§ **INSTRUCTION**
Starting at the top of the listing, extract every line up to and including the one with "const porcentaje = [9, 56, 23, 13, 100]". Pictures stay out of the copy.

§ **SUPPLIED INFORMATION**
◆ ◆ ◆
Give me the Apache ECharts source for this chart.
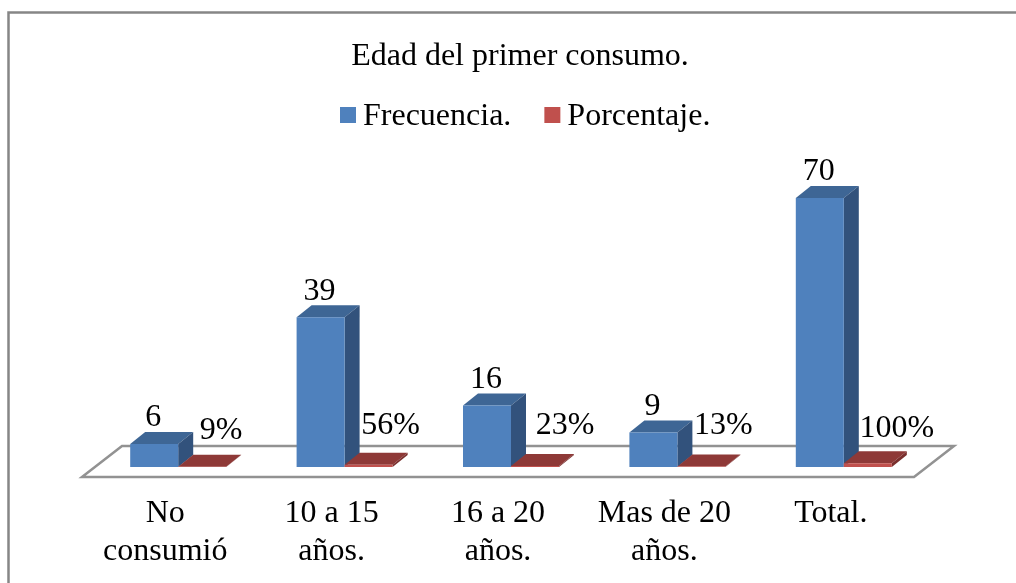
<!DOCTYPE html>
<html>
<head>
<meta charset="utf-8">
<script src="https://cdn.jsdelivr.net/npm/echarts@6/dist/echarts.min.js"></script>
<style>
html, body { margin: 0; background: #fff; }
#chart { width: 1016px; height: 583px; }
</style>
</head>
<body>
<div id="chart"></div>
<script>
const categories = ['No\nconsumió', '10 a 15\naños.', '16 a 20\naños.', 'Mas de 20\naños.', 'Total.']
const frecuencia = [6, 39, 16, 9, 70]
const porcentaje = [9, 56, 23, 13, 100]

const FONT = '"Liberation Serif", "Times New Roman", serif'
const BAR_W = 48
const DEPTH_X = 15
const DEPTH_Y = 12
// las etiquetas de porcentaje no van centradas en la barra
const pctLabelDx = [19, 22, 30, 22, 29]
const pctLabelDy = [-36, -41, -41, -41, -38]

function box (x, top, base, colors) {
  return [
    { type: 'polygon', shape: { points: [[x, top], [x + DEPTH_X, top - DEPTH_Y], [x + BAR_W + DEPTH_X, top - DEPTH_Y], [x + BAR_W, top]] }, style: { fill: colors[1] } },
    { type: 'polygon', shape: { points: [[x + BAR_W, top], [x + BAR_W + DEPTH_X, top - DEPTH_Y], [x + BAR_W + DEPTH_X, base - DEPTH_Y], [x + BAR_W, base]] }, style: { fill: colors[2] } },
    { type: 'rect', shape: { x: x, y: top, width: BAR_W, height: base - top }, style: { fill: colors[0] } }
  ]
}

function label (text, x, y) {
  return { type: 'text', style: { text: text, x: x, y: y, align: 'center', verticalAlign: 'middle', font: '32px ' + FONT, fill: '#000' } }
}

const chart = echarts.init(document.getElementById('chart'))
chart.setOption({
  animation: false,
  backgroundColor: '#fff',
  color: ['#4F81BD', '#C0504D'],
  title: {
    text: 'Edad del primer consumo.',
    left: 515,
    top: 36,
    textAlign: 'center',
    textStyle: { fontFamily: FONT, fontSize: 32, fontWeight: 'normal', color: '#000' }
  },
  legend: {
    left: 335,
    top: 96,
    icon: 'rect',
    itemWidth: 16,
    itemHeight: 16,
    itemGap: 33,
    formatter: name => '{a|' + name + '}',
    textStyle: {
      rich: {
        a: { fontFamily: FONT, fontSize: 32, color: '#000', padding: [4, 0, 0, 2] }
      }
    },
    data: ['Frecuencia.', 'Porcentaje.']
  },
  grid: { left: 82, width: 832, top: 198, height: 269 },
  xAxis: {
    type: 'category',
    data: categories,
    axisLine: { show: false },
    axisTick: { show: false },
    axisLabel: { margin: 28, interval: 0, fontFamily: FONT, fontSize: 32, lineHeight: 38, color: '#000' }
  },
  yAxis: { type: 'value', min: 0, max: 70, show: false },
  graphic: [{
    type: 'rect',
    silent: true,
    z: -1,
    shape: { x: 8.5, y: 12.5, width: 1100, height: 700 },
    style: { fill: 'none', stroke: '#868686', lineWidth: 2.5 }
  }],
  series: [
    {
      // piso del grafico
      type: 'custom',
      z: 1,
      silent: true,
      data: [0],
      renderItem: function (params, api) {
        const cs = params.coordSys
        const front = cs.y + cs.height + 10
        const back = cs.y + cs.height - 21
        return {
          type: 'polygon',
          shape: { points: [[cs.x, front], [cs.x + 40, back], [cs.x + cs.width + 40, back], [cs.x + cs.width, front]] },
          style: { fill: 'none', stroke: '#929292', lineWidth: 2.5 }
        }
      }
    },
    {
      name: 'Frecuencia.',
      type: 'custom',
      z: 2,
      itemStyle: { color: '#4F81BD' },
      data: frecuencia.map((v, i) => [i, v]),
      renderItem: function (params, api) {
        const p = api.coord([api.value(0), api.value(1)])
        const base = api.coord([api.value(0), 0])[1]
        const x = p[0] - 35
        return {
          type: 'group',
          children: box(x, p[1], base, ['#4F81BD', '#3E6695', '#32527C']).concat([
            label(String(api.value(1)), x + 23, p[1] - 26)
          ])
        }
      }
    },
    {
      name: 'Porcentaje.',
      type: 'custom',
      z: 3,
      itemStyle: { color: '#C0504D' },
      data: porcentaje.map((v, i) => [i, v / 100]),
      renderItem: function (params, api) {
        const i = params.dataIndex
        const p = api.coord([api.value(0), api.value(1)])
        const base = api.coord([api.value(0), 0])[1]
        const x = p[0] + 13
        return {
          type: 'group',
          children: box(x, p[1], base, ['#C0504D', '#8E3937', '#7A2F2D']).concat([
            label(porcentaje[i] + '%', x + 24 + pctLabelDx[i], base + pctLabelDy[i])
          ])
        }
      }
    }
  ]
})
</script>
</body>
</html>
◆ ◆ ◆
§ **REPLY**
Give me the Apache ECharts source for this chart.
<!DOCTYPE html>
<html>
<head>
<meta charset="utf-8">
<script src="https://cdn.jsdelivr.net/npm/echarts@6/dist/echarts.min.js"></script>
<style>
html, body { margin: 0; background: #fff; }
#chart { width: 1016px; height: 583px; }
</style>
</head>
<body>
<div id="chart"></div>
<script>
const categories = ['No\nconsumió', '10 a 15\naños.', '16 a 20\naños.', 'Mas de 20\naños.', 'Total.']
const frecuencia = [6, 39, 16, 9, 70]
const porcentaje = [9, 56, 23, 13, 100]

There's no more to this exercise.